Phase 2 eliminates edges that are not present in the 2‑RNG. For each such edge, the algorithm constructs a short replacement path that uses Steiner points placed at the centres of appropriate SCSDs. When k = 1, there is a single colour class, and the optimal Steiner point is simply the centre of the smallest disk covering all leaf blocks; this can be found in O(n log n). When k = 2, the algorithm enumerates O(n) possible assignments of leaf blocks to the two Steiner points, computes two SCSDs (one per colour set) and selects the assignment that yields the smallest maximal edge length. Because each SCSD computation is O(n log n) and there are O(n) assignments, the total time for this phase is O(n² log n).

The two phases are applied alternately until no further degree reductions or edge replacements are possible. At termination the graph satisfies both structural properties: every vertex has degree ≤ 5 and every edge belongs to the 2‑RNG. By construction it is 2‑connected, spans X, contains exactly k Steiner points, and its longest edge is minimal among all feasible networks. The resulting time complexities are O(n²) for k = 1 and O(n² log n) for k = 2.

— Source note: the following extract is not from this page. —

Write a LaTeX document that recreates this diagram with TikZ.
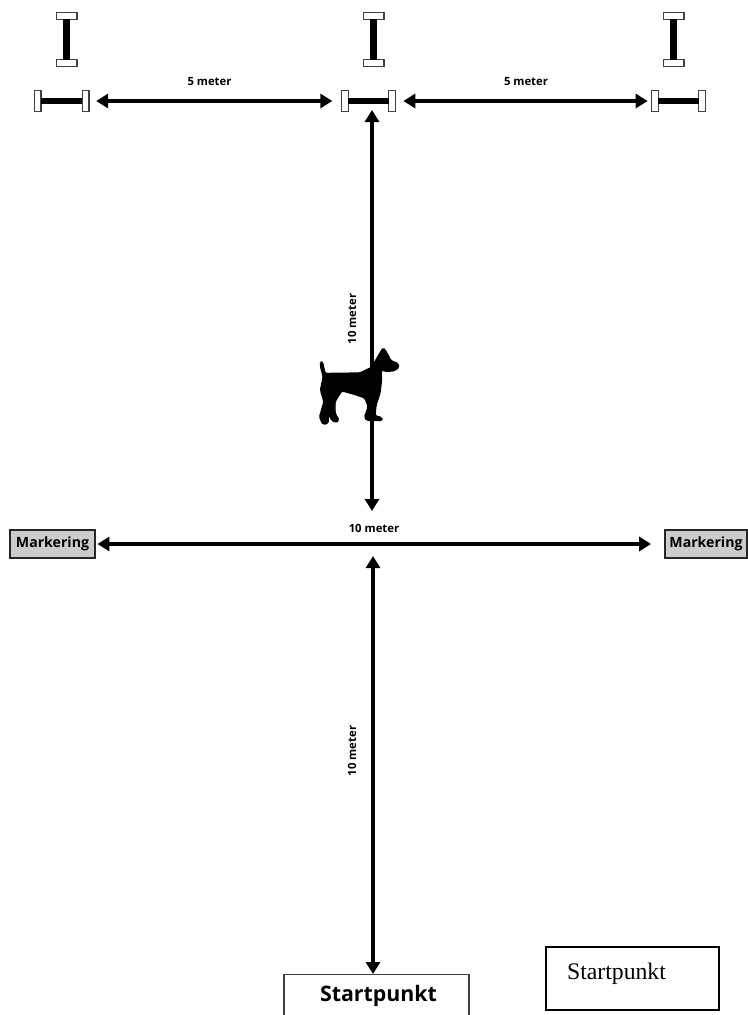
\documentclass[tikz,border=0pt]{standalone}
\usepackage{fontspec}
\setmainfont{Liberation Serif}
\newfontfamily\labelfont{Open Sans}
\usetikzlibrary{arrows.meta}
\tikzset{
  x=0.75pt,y=-0.75pt,
  dim/.style={line width=2.3pt,{Triangle[length=9pt,width=10.5pt]}-{Triangle[length=9pt,width=10.5pt]}},
  bar/.style={draw=black!75,line width=1pt,fill=white,inner sep=0pt,outer sep=0pt,minimum width=#1},
  stem/.style={line width=4.6pt,black},
  dimtext/.style={font=\labelfont\bfseries\fontsize{8.5}{10}\selectfont,inner sep=0pt},
  markbox/.style={draw=black!85,line width=1.4pt,fill=black!20,inner sep=0pt,minimum height=20.5pt,font=\labelfont\bfseries\fontsize{10.6}{12}\selectfont},
}
\newcommand{\vbell}[2]{%
  \node[bar=15.5pt,minimum height=5pt] (#1t) at (#2,16) {};
  \node[bar=15.5pt,minimum height=5pt] (#1b) at (#2,63) {};
  \draw[stem] (#1t.south) -- (#1b.north);
}
\newcommand{\hbell}[3]{%
  \node[bar=5pt,minimum height=15.5pt] (#1l) at (#2,101) {};
  \node[bar=5pt,minimum height=15.5pt] (#1r) at (#3,101) {};
  \draw[stem] (#1l.east) -- (#1r.west);
}
\begin{document}
\begin{tikzpicture}
\useasboundingbox (0,0) rectangle (747,1015);
\vbell{va}{66.5}
\vbell{vb}{373.5}
\vbell{vc}{673.5}
\hbell{ha}{37.5}{85.5}
\hbell{hb}{345}{392}
\hbell{hc}{655}{702}
% boxes
\node[markbox,minimum width=64pt] (ml) at (52.5,544) {Markering};
\node[markbox,minimum width=61pt] (mr) at (706,544) {Markering};
\path[draw=black!75,line width=0.9pt] (284,1015) -- (284,974.5) -- (469,974.5) -- (469,1015);
\coordinate (st) at (373,974);
\node[font=\labelfont\bfseries\fontsize{16}{18}\selectfont,inner sep=0pt] (stl) at (378.5,996) {Startpunkt};
\node[draw=black,line width=1.3pt,minimum width=129.5pt,minimum height=47pt,inner sep=0pt] (sb) at (632.5,978.5) {};
\node[font=\fontsize{17.8}{20}\selectfont,inner sep=0pt] (sbl) at (616.5,974) {Startpunkt};
% junction points
\coordinate (hbb) at (372,110);
\coordinate (mt) at (372,511);
\coordinate (mb) at (373,556);
% connectors
\draw[dim,shorten <=5.5pt,shorten >=7pt] (har.east) -- (hbl.west);
\draw[dim,shorten <=6pt,shorten >=3pt] (hbr.east) -- (hcl.west);
\draw[dim] (hbb) -- (mt);
\draw[dim,shorten <=1pt,shorten >=10pt] (ml.east) -- (mr.west);
\draw[dim] (mb) -- (st);
% dimension labels
\node[dimtext] (l1) at (209.5,82) {5 meter};
\node[dimtext] (l2) at (526,82) {5 meter};
\node[dimtext,rotate=90] (l3) at (352,319) {10 meter};
\node[dimtext] (l4) at (374,528) {10 meter};
\node[dimtext,rotate=90] (l5) at (352,751) {10 meter};
% dog
\filldraw[black,line width=1pt,line join=round,rounded corners=1.2pt] (320.5,362) -- (322.5,362) -- (325,373.5) -- (360,373) -- (371.7,367.3) -- (380,353) -- (383.3,347.8) -- (387,353) -- (390.7,360.7) -- (398,363.5) -- (399,367) -- (395,370.5) -- (387.3,371.5) -- (381,370) -- (381.5,380) -- (380,393) -- (376,405) -- (375,416) -- (381.5,417.3) -- (382.5,420.5) -- (367,420.5) -- (364.5,417.3) -- (368.3,406.7) -- (365,398) -- (356.7,395) -- (341.7,390.7) -- (335,401.7) -- (335,413) -- (339,420.5) -- (335,422.5) -- (330,418) -- (328.3,408) -- (328.3,423) -- (323,424.5) -- (319.5,417) -- (324,401.7) -- (320.5,390) -- (323.3,376.7) -- (320.5,366.7) -- cycle;
\end{tikzpicture}
\end{document}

The paper also notes that the same methodology extends to other L_p norms, because the definitions of the 2‑RNG, lune, and SCSD adapt straightforwardly to any convex normed plane. Thus the contribution is a pair of exact, polynomial‑time algorithms for a previously unaddressed variant of the bottleneck Steiner problem, with clear relevance to wireless sensor network deployment, VLSI routing, and any application where both low longest‑link length and fault‑tolerant (2‑connected) topology are required.